Yeah. Our studios are in the barn of my farm, so we see each other every day. The working relationship and the private relationship is really intense. The opportunity to work from home, just the intensity of having ideas, vibing on the ideas, realizing the ideas. We always say only the extreme creates the extreme. And, I mean, who lives together with his producer? I mean, we are not living together, but digitally, and creating something that goes deeper than the usual stuff, a little bit more. It doesn't matter how much it sells. It's just about creating the extreme. We are working now on the new artist album, and I think it will be quite radical. I think that is a word that describes it.
I don't want to drop names or say music styles. I hate being categorized into music styles, so why should I categorize my own? Back in the day, I said that I love to surprise people. I don't want to continuously say this, but I do like it. Radical is the best way of putting it, hopefully somewhere between sophisticated pop and underground with the things we love. I am loving a lot of [different types of] music, and this will have an influence on the next album.
I think you have always been very interesting in that you've been between this pop and underground thing. You've popped up and done high-profile remixes for people like Depeche Mode and, at the same time, you can come back and do Mutant Clan. Do you find that hard sometimes?
No, it drives me. I can't just stand still and take things as they are. I always wanted to explore different worlds, I want to do strange things and see if they work. I want to do it my way and see if it works. Many times it has worked, many times it hasn't.
When has it not worked?
I would say Pictures is an amazing album. But it was probably too much in a certain direction in which I did not feel comfortable anymore. Loud was a bit more edgy. A bit more where I was coming from. Pictures is a lot more complex, darker maybe, more moody. It was a reflection of the time. It didn't work commercially, but I didn't care really at the end of the day. It was somehow healthy, because it brought me back to myself. For me, personally, it was the breaking point where I thought, "OK, I do not feel 100% comfortable and confident with parts of the songs." Especially the stuff I was doing with Brian Molko. Just in the context—everything together—I just did not feel confident.

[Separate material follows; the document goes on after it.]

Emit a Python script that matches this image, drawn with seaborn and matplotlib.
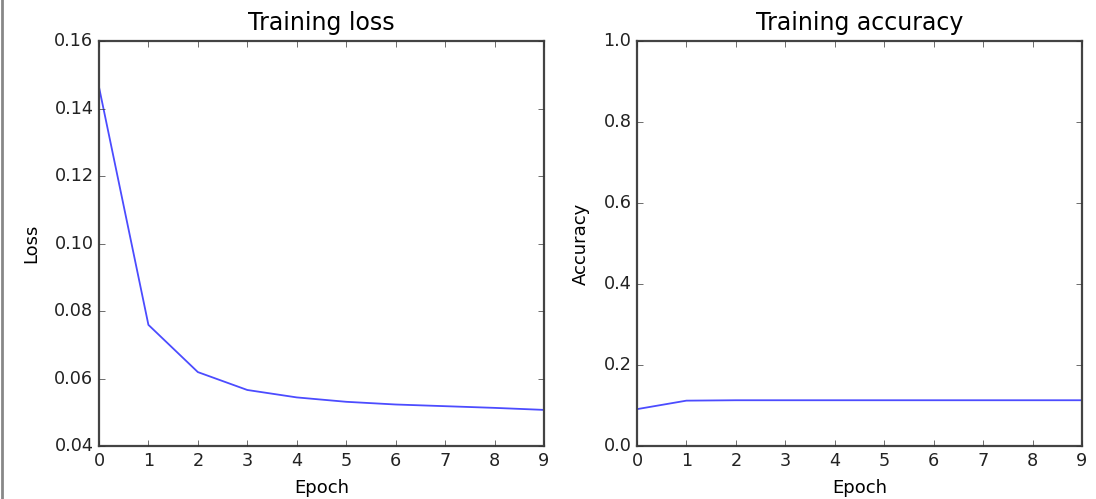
import pandas as pd
import seaborn as sns
import matplotlib.pyplot as plt
from matplotlib.lines import Line2D

plt.style.use("classic")

epochs = [0, 1, 2, 3, 4, 5, 6, 7, 8, 9]
loss = [0.1464, 0.0759, 0.0619, 0.0566, 0.0544, 0.0531, 0.0523, 0.0518, 0.0513, 0.0507]
accuracy = [0.091, 0.112, 0.113, 0.113, 0.113, 0.113, 0.113, 0.113, 0.113, 0.113]

df = pd.DataFrame({"Epoch": epochs, "Loss": loss, "Accuracy": accuracy})

fig, (ax1, ax2) = plt.subplots(1, 2, figsize=(10.96, 4.99), dpi=100)
fig.patch.set_facecolor("white")
plt.subplots_adjust(left=0.0903, right=0.9872, bottom=0.1062, top=0.9178, wspace=0.209)

sns.lineplot(data=df, x="Epoch", y="Loss", ax=ax1, color="b", alpha=0.7, linewidth=1.3)
ax1.set_title("Training loss", fontsize=17, pad=8)
ax1.set_xlabel("Epoch", fontsize=13, labelpad=7)
ax1.set_ylabel("Loss", fontsize=13, labelpad=10)
ax1.set_xlim(0, 9)
ax1.set_ylim(0.04, 0.16)
ax1.set_xticks(epochs)

sns.lineplot(data=df, x="Epoch", y="Accuracy", ax=ax2, color="b", alpha=0.7, linewidth=1.3)
ax2.set_title("Training accuracy", fontsize=17, pad=8)
ax2.set_xlabel("Epoch", fontsize=13, labelpad=7)
ax2.set_ylabel("Accuracy", fontsize=13, labelpad=10)
ax2.set_xlim(0, 9)
ax2.set_ylim(0, 1.0)
ax2.set_xticks(epochs)

for ax in (ax1, ax2):
    ax.set_facecolor("white")
    for s in ax.spines.values():
        s.set_color("#444444")
        s.set_linewidth(1.6)
    ax.tick_params(colors="#333333", labelcolor="#222222", labelsize=12.7)

# grey edge from the screenshot
fig.add_artist(Line2D([0.0015, 0.0015], [0, 1], transform=fig.transFigure, color="#888888", linewidth=2))

plt.savefig("out.png", dpi=100, facecolor="white")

That was also a time of my life where I did not feel very confident, it was one of the changing points in life. After that, I wasn't sure what I wanted to do. That's possibly why I needed a few years to kind of reinvent myself and to think about myself as a person and not just as the artist Timo Maas. Because when you're not confident with yourself as a person, it doesn't matter what you do. You can't be successful, because you have to stand for yourself before you can stand for something else. At the time of my greatest success, I didn't know what was to happen the next day. For me, it was like a stand still...on a very high level. I was making a lot of money, I was travelling everywhere, everybody saying Timo, Timo, Timo, but I was feeling extremely uncomfortable.
And now you finally feel comfortable again?
I feel a lot more comfortable. I mean, I love music, so I will never stop doing music. I am driven by that, it was always my language; I was always shy, very much like a lonely guy in school.
You don't present yourself as a very lonely guy.
Yeah, but that was back in the day, music was my language. When I started playing music, I started to realize that the people were talking to me, and I was getting friends because I was playing music. For me, it was a confidence thing as a teenager. Finding my own language to talk to people. I think that's why I am still DJing after 28 years.